Pero una vez más nuestra amnesia colectiva sirvió de cómplice a las tretas y argucias de los dirigentes de turno, y en últimas a ellos se les ‘olvidó’ construir los hospitales y megacolegios, y a nosotros se nos olvidó exigir que cumplieran con sus promesas.
Una vez más el mundial, al igual que ahora, sólo ha servido como cortina de humo para que los avivatos de siempre se acomoden y hagan de las suyas a su antojo. Hace treinta y dos años sirvió para robarse todo el presupuesto de un presunto y fantasioso mundial que nunca fue. Pero la historia a hoy no ha cambiado mucho ni dista tanto de la realidad de 1986.

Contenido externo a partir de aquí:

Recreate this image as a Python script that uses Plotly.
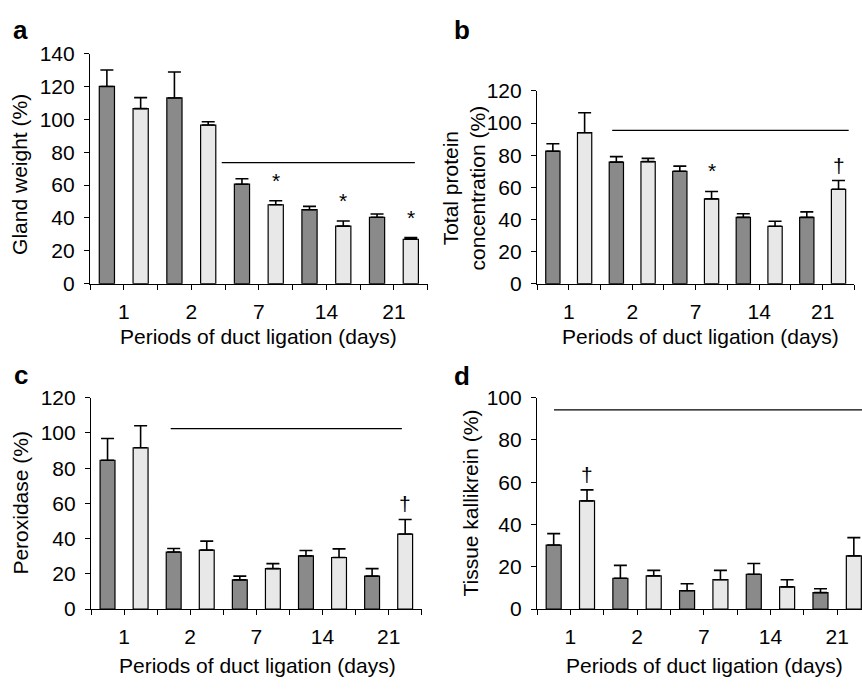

Decíamos que los mundiales de futbol terminan cumpliendo la misión de ser oportunas cortinas de humo para quienes tratan a toda costa de hacer sus fechorías a la sombra de la clandestinidad, y qué mejor oportunidad que aprovechar el adormecimiento colectivo generado por los partidos de futbol para echar mano de su presa ante la pasividad general de un pueblo entretenido en otros menesteres.
Desde hace un mes, como por arte de magia los problemas de la nación parecieran haberse resuelto milagrosamente.

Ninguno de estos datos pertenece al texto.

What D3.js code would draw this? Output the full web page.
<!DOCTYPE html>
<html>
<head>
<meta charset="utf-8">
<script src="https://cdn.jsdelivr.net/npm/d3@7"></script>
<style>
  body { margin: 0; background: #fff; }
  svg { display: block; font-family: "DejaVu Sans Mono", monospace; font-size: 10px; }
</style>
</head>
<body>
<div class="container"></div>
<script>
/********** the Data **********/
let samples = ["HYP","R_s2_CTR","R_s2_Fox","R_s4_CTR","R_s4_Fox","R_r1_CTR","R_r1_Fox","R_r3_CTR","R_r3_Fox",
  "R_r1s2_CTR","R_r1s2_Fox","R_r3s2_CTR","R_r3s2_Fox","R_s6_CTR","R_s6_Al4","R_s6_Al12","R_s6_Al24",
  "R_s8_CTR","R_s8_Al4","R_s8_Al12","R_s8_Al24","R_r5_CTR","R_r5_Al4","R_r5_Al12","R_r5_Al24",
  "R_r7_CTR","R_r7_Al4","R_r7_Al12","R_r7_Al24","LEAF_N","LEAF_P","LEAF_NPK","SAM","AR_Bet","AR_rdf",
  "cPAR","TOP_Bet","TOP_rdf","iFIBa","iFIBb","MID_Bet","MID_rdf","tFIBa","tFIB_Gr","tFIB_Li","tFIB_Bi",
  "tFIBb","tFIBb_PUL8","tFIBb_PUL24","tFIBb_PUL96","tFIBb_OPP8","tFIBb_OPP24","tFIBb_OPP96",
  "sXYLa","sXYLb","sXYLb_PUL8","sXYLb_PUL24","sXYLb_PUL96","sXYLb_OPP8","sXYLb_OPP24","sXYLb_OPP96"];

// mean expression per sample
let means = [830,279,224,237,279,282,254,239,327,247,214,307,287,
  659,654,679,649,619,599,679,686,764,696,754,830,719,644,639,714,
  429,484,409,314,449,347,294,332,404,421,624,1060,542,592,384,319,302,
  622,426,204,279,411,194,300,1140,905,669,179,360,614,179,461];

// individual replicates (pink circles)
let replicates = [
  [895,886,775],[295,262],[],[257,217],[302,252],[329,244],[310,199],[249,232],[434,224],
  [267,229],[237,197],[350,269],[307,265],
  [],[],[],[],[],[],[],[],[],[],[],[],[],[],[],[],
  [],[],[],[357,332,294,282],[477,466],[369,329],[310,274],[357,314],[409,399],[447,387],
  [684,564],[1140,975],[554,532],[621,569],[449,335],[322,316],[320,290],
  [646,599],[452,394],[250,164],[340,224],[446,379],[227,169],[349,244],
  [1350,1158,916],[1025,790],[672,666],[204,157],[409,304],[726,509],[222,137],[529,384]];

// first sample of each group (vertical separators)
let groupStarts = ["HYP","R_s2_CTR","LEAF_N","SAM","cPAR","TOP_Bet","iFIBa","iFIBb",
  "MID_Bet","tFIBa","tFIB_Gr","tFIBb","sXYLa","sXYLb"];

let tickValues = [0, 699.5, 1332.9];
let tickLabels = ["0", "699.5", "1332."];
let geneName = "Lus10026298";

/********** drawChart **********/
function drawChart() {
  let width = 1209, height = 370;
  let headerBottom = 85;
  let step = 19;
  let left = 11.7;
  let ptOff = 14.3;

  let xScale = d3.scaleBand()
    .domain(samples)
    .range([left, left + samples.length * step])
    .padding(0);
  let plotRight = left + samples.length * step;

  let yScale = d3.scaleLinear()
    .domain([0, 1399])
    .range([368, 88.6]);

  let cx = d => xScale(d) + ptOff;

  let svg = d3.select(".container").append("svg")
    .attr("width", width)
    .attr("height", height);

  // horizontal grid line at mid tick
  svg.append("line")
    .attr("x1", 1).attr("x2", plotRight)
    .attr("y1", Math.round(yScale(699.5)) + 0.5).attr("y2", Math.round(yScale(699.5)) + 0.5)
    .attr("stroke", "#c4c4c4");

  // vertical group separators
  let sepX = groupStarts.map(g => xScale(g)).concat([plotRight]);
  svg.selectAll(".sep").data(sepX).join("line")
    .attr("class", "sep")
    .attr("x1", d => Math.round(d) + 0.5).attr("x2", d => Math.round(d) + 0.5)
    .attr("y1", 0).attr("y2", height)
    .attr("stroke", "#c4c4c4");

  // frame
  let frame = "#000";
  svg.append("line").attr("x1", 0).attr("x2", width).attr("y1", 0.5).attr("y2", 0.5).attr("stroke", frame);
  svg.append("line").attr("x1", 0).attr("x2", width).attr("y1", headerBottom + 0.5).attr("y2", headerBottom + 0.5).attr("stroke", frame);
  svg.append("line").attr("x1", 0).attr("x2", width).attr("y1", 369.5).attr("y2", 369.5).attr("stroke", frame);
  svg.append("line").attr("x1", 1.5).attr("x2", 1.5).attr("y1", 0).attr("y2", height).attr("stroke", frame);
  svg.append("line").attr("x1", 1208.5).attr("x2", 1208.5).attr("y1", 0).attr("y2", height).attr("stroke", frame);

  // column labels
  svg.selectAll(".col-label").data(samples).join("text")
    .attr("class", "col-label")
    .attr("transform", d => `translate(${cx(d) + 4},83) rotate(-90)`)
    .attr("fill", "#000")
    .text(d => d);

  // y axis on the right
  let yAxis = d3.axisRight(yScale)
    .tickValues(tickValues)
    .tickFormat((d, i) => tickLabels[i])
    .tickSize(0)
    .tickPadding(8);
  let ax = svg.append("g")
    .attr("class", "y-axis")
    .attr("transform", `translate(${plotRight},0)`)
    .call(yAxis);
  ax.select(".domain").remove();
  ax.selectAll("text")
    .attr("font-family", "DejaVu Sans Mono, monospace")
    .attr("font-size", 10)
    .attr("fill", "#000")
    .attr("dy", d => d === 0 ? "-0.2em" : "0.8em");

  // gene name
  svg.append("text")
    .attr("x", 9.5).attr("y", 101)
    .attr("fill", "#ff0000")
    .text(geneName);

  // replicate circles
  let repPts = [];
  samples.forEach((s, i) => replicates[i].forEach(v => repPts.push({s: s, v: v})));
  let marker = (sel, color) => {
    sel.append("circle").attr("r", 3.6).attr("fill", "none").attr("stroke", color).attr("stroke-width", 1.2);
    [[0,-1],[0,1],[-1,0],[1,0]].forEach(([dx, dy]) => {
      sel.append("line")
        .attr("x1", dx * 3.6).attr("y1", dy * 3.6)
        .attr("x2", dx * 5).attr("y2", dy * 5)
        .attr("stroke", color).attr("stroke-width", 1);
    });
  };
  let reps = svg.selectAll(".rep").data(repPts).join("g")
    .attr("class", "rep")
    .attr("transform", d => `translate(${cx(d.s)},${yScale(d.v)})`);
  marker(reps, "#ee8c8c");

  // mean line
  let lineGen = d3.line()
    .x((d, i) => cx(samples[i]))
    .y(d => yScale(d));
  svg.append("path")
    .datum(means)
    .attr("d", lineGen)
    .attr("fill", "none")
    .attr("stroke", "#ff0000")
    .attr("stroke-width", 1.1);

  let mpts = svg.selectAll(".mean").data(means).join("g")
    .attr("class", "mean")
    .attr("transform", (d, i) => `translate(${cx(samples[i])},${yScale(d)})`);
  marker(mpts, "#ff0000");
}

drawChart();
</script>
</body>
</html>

Por ejemplo, la crisis de Hidroituango se resolvió de la manera más expedita y simple que podía imaginarse. Si los noticieros no volvieron a abrir sus emisiones con la noticia de los miles de evacuados a la fuerza del seno de sus hogares y de la casi inminente debacle del proyecto hidroeléctrico más grande y ambicioso del país, es seguramente porque esa tal crisis ya no existe.

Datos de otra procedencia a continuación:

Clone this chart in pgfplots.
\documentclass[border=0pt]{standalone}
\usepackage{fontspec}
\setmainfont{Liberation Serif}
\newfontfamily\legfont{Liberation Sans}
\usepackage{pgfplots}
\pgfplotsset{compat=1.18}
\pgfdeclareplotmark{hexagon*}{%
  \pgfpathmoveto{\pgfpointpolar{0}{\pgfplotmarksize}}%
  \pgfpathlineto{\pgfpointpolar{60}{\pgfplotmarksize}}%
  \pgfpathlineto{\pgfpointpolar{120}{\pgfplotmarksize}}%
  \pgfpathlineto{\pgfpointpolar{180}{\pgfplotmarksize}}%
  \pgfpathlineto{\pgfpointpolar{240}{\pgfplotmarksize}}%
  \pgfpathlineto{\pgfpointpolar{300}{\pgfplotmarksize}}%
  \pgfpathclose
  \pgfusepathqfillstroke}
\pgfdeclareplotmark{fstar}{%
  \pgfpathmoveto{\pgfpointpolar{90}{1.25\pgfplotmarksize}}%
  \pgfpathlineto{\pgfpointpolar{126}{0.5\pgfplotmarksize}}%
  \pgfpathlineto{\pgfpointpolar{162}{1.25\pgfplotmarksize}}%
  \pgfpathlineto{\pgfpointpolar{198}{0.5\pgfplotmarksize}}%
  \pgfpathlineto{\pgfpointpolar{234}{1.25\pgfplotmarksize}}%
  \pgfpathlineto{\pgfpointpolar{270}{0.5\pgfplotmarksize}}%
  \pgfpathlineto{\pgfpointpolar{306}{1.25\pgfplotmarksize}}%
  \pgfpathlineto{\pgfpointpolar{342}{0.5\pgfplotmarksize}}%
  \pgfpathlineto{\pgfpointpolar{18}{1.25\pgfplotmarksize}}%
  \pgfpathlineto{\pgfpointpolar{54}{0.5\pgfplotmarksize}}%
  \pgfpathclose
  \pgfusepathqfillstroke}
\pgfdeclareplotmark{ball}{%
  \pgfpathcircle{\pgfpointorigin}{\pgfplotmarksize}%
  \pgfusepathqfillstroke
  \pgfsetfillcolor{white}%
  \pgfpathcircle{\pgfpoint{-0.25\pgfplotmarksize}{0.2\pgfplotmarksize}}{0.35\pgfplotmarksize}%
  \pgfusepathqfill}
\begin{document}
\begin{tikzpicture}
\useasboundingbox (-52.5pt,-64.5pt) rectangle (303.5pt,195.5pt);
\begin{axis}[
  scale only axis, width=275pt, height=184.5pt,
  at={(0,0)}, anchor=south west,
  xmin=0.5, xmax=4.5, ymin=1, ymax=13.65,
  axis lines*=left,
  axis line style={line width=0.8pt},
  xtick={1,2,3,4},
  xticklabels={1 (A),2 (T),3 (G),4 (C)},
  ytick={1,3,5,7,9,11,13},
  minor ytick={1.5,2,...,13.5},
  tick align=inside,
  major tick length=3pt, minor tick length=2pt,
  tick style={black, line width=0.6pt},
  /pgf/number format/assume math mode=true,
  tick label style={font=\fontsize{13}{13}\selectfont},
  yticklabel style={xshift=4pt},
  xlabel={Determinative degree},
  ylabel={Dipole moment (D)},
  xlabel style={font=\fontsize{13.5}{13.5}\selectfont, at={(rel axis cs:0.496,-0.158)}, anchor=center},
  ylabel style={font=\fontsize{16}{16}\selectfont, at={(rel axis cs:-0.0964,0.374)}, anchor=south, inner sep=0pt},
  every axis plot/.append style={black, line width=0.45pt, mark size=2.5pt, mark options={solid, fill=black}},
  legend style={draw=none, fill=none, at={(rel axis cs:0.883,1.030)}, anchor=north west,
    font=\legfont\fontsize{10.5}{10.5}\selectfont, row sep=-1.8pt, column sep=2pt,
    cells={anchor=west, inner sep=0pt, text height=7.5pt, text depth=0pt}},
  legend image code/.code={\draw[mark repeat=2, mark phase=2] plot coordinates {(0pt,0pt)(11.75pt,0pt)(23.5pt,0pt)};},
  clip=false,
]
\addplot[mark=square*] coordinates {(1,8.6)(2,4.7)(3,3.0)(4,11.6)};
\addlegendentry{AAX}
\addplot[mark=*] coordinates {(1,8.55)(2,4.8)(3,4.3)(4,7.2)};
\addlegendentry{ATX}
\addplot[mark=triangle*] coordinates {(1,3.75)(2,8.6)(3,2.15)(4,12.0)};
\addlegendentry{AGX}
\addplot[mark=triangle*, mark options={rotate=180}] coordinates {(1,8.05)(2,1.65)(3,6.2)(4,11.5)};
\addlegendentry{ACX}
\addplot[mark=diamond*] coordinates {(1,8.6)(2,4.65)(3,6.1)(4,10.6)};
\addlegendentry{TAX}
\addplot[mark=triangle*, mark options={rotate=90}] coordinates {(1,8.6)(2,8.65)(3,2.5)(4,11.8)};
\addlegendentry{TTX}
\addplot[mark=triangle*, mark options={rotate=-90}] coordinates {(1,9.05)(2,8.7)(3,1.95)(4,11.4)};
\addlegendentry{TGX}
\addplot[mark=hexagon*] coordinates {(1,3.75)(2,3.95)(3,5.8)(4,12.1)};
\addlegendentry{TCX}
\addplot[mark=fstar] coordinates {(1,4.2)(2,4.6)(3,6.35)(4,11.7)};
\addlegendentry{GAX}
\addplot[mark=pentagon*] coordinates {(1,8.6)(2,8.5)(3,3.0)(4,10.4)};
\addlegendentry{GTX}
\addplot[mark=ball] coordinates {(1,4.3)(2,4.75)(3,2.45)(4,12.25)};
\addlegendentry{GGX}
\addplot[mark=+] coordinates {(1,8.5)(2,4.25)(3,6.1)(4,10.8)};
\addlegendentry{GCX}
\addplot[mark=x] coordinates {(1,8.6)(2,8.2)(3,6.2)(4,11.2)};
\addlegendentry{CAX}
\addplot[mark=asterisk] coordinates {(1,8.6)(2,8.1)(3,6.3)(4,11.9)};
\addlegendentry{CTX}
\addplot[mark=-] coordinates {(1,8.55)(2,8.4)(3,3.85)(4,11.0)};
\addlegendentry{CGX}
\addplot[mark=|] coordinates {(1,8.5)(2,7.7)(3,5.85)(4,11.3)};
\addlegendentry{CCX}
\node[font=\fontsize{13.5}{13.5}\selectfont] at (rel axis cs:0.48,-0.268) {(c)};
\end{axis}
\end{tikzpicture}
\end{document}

La muerte de líderes sociales y defensores de derechos humanos, cuya cifra viene aumentando durante los últimos años de manera alarmante y dramática, simplemente se desvaneció de los titulares de los informativos en medio del bullicio de los cientos de fanáticos que cantaban goles imaginarios frente a las cámaras en las afueras de los estadios de Moscú, San Petersburgo y Kazán.
La pobreza desapareció de las noticias del día, el desempleo y la violencia pasaron a la historia y de manera casi inexplicable pasamos a ser un país verdaderamente feliz.
El frenesí que acompaña siempre los partidos de la selección nos hizo olvidar el país que realmente somos y nos sustrajo de la podredumbre en la que vivimos a diario.
Pero mientras todos (me incluyo, por supuesto) gritábamos y nos sobrecogíamos frente a la tanda de tiros desde el punto penal de nuestra querida Selección, los malhechores de siempre seguían haciendo sus “vueltas”, robándose no solo el erario sino la ilusión de todo un pueblo de ser alguna vez un lugar realmente desarrollado.
En el Congreso de la República nos hicieron el primer gol trabando la JEP y el gobierno entrante mostró por primera vez sus afilados dientes demostrando el talante con que va a gobernar los siguientes cuatro años.
El fiscal sigue haciéndose el desentendido con el tema de los asesinatos sistemáticos de líderes sociales y defensores de derechos humanos, mientras las hordas uribistas justifican esos mismos crímenes llamando ‘buenos muertos’ a todos aquellos quienes caen ante las balas de los resurgidos grupos paramilitares.
Como si fuera poco, nombran en la comisión de empalme a José Félix Lafourie, famoso no solo por ser tal vez el único que logra soportar 24 horas al día a María Fernanda Cabal, sino también por ser uno de los más grandes enemigos del programa de restitución de tierras a los campesinos despojados a sangre y fuego de las mismas.
Así las cosas, al igual que en la década de los ochenta en que Colombia declinó la posibilidad de ser la anfitriona de la copa del mundo, hoy nuestra clase dirigente se sigue robando el país de la manera más infame y descarada, mientras la pasión de un pueblo entero se obnubila y ahoga en un colectivo grito de gol.